An oral history of Club Zanzibar


Along with The Music Box in Detroit, The Warehouse in Chicago and Paradise Garage in New York City, New Jersey’s Club Zanzibar is widely regarded as one of the most influential clubs in early dance music history. Featured on Red Bull Music Academy, Bruce Tatum’s exhaustive oral history of the venue brings together all the surviving key players involved in helping take the club from a once dingy Holiday Inn in unglamorous Newark, New Jersey to a nightlife mecca that’s still spoken of in hushed tones to this day. Directly inspired by Paradise Garage and Studio 54 in neighboring NYC, Zanzibar was influential from the start – proving to be the launch pad for the Sugarhill Gang’s incredibly influential ‘Rapper’s Delight’ when DJ Gerald T played it to a rapturous dancefloor back in 1979.

Playing host to performances from the likes of Grace Jones, Roy Ayers, Evelyn ‘Champagne’ King and Chaka Khan, Zanzibar was also  the space in which Tony Humphries – eventual mentor to Kerri Chandler, would carve out his legacy.
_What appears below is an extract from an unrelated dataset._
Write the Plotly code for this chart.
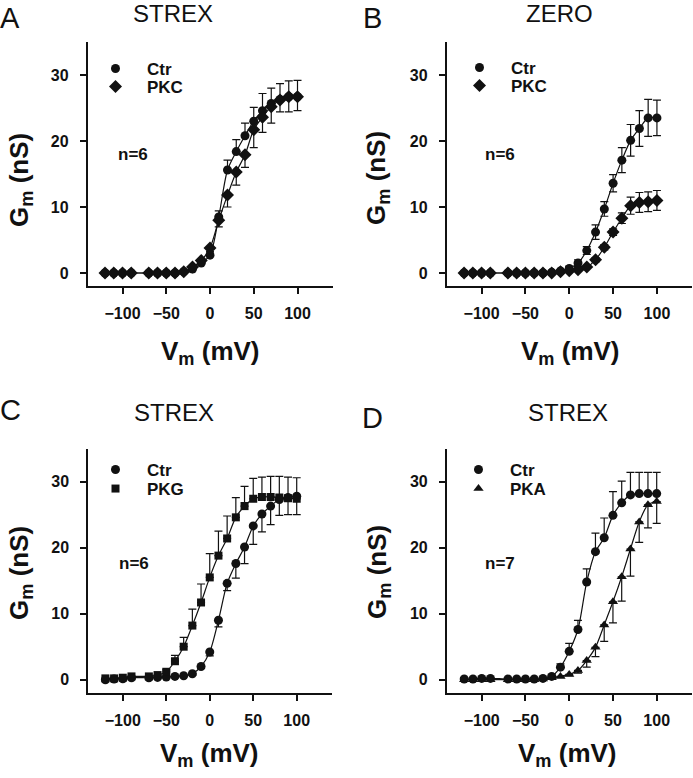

Humphries contributes to Tatum’s oral history along with many others who had their lives touched forever by this special club.

Andrew Weatherall and Sean Johnston play in a psychedelic DJ booth

Patchy sound quality on this clip of the veteran duo playing Back 2 Basics in Leeds recently – although that’s very much besides the point. The mind bending visuals surrounding are part of The Think Tank project – a collaborative effort between 4D, Realflow, TurbulenceFD, After Effects and Resolume. Originally put together a year ago, the installation had sat on the shelf until B2B’s Dave Beer decided to roll it out as part of his ‘A Love From Outer Space’ event with Weatherall and Johnston. Needless to say we’re looking forward to seeing it rolled out at more clubs in the future.

Xosar for a quid

Some very high quality music available for cheap here as highly prolific L.I.E.S and Rush Hour affiliate Xosar has put up a new 11 track album, ‘Psychick Justice’ for the measly price of €1. A selection of dizzying synthesizer mini-epics its danceable and engaging music that’s more than worth the meagre price.


Four Tet and TEED take selfies

teed four tet

First class silliness from Four Tet and Totally Enormous Extinct Dinosaurs to conclude this week’s round up, as the two attempted to prank unsuspecting music journalists the world over. Tweeting that he and Four Tet had collaborated together, TEED then said the fruits of their labour would be available on Sendspace as a free download for 24 hours. A link to said download arrived in due course although those who clicked were met not with music, but instead 15 selfies taken by the pair as they clowned around recently. Presumably we should consider ourselves well and truly punked?